Reinforcement Learning and Optimal Control

This book considers large and challenging multistage decision problems, which can be solved in principle by dynamic programming, but their exact solution is computationally intractable. We discuss solution methods that rely on approximations to produce suboptimal policies with adequate performance. These methods are known by several essentially equivalent names: reinforcement learning, approximate dynamic programming, and neuro-dynamic programming. They underlie, among others, the recent impressive successes of self-learning in the context of games such as chess and Go. One of the aims of the book is to explore the common boundary between artificial intelligence and optimal control, and to form a bridge that is accessible by workers with background in either field. Another aim is to organize coherently the broad mosaic of methods that have proved successful in practice while having a solid theoretical and/or logical foundation.
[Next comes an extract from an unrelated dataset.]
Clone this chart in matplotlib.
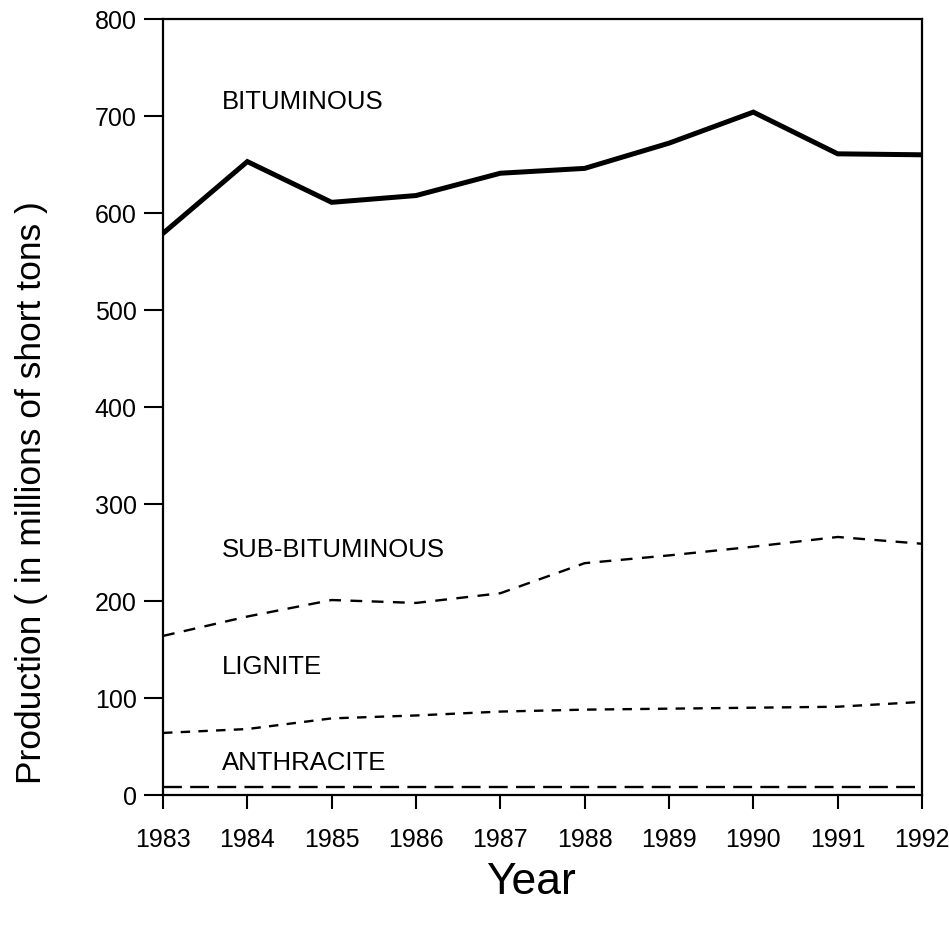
import matplotlib
matplotlib.use('Agg')
import matplotlib.pyplot as plt

years = [1983, 1984, 1985, 1986, 1987, 1988, 1989, 1990, 1991, 1992]
bituminous = [579, 653, 611, 618, 641, 646, 672, 704, 661, 660]
sub_bituminous = [164, 184, 201, 198, 208, 239, 247, 256, 266, 259]
lignite = [64, 68, 79, 82, 86, 88, 89, 90, 91, 96]
anthracite = [8, 8, 8, 8, 8, 8, 8, 8, 8, 8]

plt.rcParams['font.family'] = ['Liberation Sans', 'DejaVu Sans']

fig = plt.figure(figsize=(9.49, 9.30), dpi=100)
ax = fig.add_axes([163 / 949, 1 - 795 / 930, (922 - 163) / 949, (795 - 19) / 930])

ax.plot(years, bituminous, color='black', lw=3.6, solid_joinstyle='miter')
ax.plot(years, sub_bituminous, color='black', lw=1.7, dashes=(5, 4))
ax.plot(years, lignite, color='black', lw=1.7, dashes=(4, 3.5))
ax.plot(years, anthracite, color='black', lw=1.7, dashes=(8, 3.5))

# curve labels
ax.text(1983.7, 714, 'BITUMINOUS', fontsize=18.5, va='center', ha='left')
ax.text(1983.7, 253, 'SUB-BITUMINOUS', fontsize=18.5, va='center', ha='left')
ax.text(1983.7, 132, 'LIGNITE', fontsize=18.5, va='center', ha='left')
ax.text(1983.7, 33, 'ANTHRACITE', fontsize=18.5, va='center', ha='left')

ax.set_xlim(1983, 1992)
ax.set_ylim(0, 800)
ax.set_xticks(years)
ax.set_yticks(range(0, 801, 100))
ax.tick_params(axis='x', direction='out', length=10, width=1.5, labelsize=18, pad=14)
ax.tick_params(axis='y', direction='out', length=14, width=1.5, labelsize=18, pad=5)
for s in ax.spines.values():
    s.set_linewidth(1.6)

ax.set_xlabel('Year', fontsize=32)
ax.xaxis.set_label_coords(0.485, -0.086)
ax.set_ylabel('Production ( in millions of short tons )', fontsize=25.5)
ax.yaxis.set_label_coords(-0.152, 0.39)

fig.savefig('out.png', dpi=100)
This may help researchers and practitioners to find their way through the maze of competing ideas that constitute the current state of the art. The mathematical style of this book is somewhat different than other books by the same author. While we provide a rigorous, albeit short, mathematical account of the theory of finite and infinite horizon dynamic programming, and some fundamental approximation methods, we rely more on intuitive explanations and less on proof-based insights. We also illustrate the methodology with many example algorithms and applications. Selected sections, instructional videos and slides, and other supporting material may be found at the author's website.